--- Begin ---

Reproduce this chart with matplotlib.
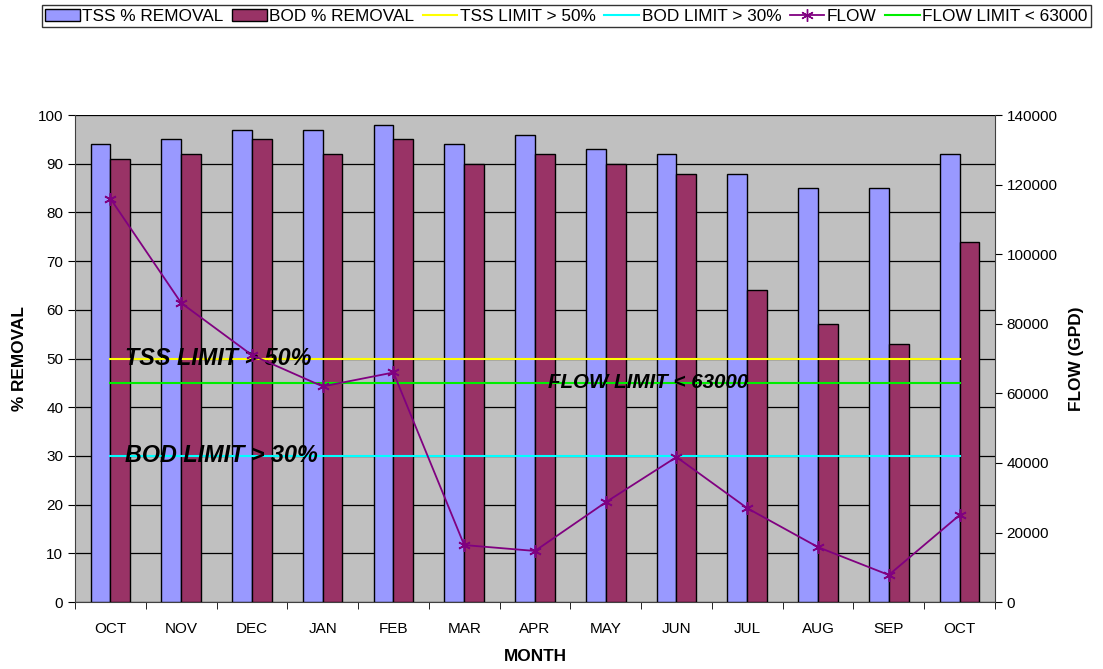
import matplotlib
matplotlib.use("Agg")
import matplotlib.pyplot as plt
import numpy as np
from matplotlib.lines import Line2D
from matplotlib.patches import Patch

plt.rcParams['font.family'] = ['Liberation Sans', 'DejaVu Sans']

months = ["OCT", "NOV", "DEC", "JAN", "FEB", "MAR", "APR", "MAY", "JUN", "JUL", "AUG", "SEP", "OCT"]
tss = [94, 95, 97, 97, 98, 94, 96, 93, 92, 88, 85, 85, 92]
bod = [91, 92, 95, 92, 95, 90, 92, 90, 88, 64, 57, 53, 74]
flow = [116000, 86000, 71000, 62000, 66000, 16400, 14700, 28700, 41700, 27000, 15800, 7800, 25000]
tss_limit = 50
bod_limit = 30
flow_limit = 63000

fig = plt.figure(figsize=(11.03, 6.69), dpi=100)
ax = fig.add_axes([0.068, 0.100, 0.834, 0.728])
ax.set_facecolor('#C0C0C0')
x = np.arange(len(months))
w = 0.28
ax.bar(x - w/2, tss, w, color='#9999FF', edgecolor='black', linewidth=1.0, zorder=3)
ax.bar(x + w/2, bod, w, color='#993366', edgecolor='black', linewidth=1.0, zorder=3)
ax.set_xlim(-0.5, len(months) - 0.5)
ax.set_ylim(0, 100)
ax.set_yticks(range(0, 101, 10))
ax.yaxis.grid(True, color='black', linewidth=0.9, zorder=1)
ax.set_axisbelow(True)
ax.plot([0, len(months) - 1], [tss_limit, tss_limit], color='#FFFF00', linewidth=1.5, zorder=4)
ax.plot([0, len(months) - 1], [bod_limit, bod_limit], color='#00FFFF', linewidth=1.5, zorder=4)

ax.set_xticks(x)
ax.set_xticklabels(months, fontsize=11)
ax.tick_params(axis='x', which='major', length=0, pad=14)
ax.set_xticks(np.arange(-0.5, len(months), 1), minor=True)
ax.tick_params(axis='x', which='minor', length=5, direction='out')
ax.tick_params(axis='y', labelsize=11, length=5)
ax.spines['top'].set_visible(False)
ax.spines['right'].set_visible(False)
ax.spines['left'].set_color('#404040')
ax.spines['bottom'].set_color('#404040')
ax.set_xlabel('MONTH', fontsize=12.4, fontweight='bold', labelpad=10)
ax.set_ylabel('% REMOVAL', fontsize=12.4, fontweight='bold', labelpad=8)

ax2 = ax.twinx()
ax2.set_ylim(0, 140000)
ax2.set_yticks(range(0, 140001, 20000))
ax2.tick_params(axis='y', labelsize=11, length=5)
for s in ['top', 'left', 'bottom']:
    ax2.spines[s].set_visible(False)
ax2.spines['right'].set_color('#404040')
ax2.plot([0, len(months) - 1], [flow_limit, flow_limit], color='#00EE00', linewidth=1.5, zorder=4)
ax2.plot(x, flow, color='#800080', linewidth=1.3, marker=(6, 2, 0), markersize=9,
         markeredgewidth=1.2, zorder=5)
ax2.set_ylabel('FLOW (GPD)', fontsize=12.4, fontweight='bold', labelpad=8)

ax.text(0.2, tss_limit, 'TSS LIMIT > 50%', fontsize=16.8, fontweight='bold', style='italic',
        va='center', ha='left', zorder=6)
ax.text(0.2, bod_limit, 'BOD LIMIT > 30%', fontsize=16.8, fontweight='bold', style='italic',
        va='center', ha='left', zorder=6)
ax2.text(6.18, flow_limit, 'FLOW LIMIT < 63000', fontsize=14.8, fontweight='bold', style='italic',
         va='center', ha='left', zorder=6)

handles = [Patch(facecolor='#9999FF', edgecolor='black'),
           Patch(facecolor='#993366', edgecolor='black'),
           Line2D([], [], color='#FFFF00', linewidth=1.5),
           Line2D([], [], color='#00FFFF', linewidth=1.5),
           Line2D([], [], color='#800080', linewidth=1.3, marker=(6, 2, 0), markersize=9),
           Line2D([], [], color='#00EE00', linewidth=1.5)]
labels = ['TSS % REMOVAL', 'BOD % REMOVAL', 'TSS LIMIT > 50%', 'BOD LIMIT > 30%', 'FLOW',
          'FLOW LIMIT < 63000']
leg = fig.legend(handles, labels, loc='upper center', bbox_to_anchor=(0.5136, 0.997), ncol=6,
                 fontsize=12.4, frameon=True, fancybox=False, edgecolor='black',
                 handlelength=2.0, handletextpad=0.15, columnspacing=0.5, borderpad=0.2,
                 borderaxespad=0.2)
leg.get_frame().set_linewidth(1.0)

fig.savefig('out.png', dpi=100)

--- End ---

What to work on: Return exactly what appears from the opening line of the material through the line with "flow_limit = 63000", apart from the pictures.

Full answer:
Reproduce this chart with matplotlib.
import matplotlib
matplotlib.use("Agg")
import matplotlib.pyplot as plt
import numpy as np
from matplotlib.lines import Line2D
from matplotlib.patches import Patch

plt.rcParams['font.family'] = ['Liberation Sans', 'DejaVu Sans']

months = ["OCT", "NOV", "DEC", "JAN", "FEB", "MAR", "APR", "MAY", "JUN", "JUL", "AUG", "SEP", "OCT"]
tss = [94, 95, 97, 97, 98, 94, 96, 93, 92, 88, 85, 85, 92]
bod = [91, 92, 95, 92, 95, 90, 92, 90, 88, 64, 57, 53, 74]
flow = [116000, 86000, 71000, 62000, 66000, 16400, 14700, 28700, 41700, 27000, 15800, 7800, 25000]
tss_limit = 50
bod_limit = 30
flow_limit = 63000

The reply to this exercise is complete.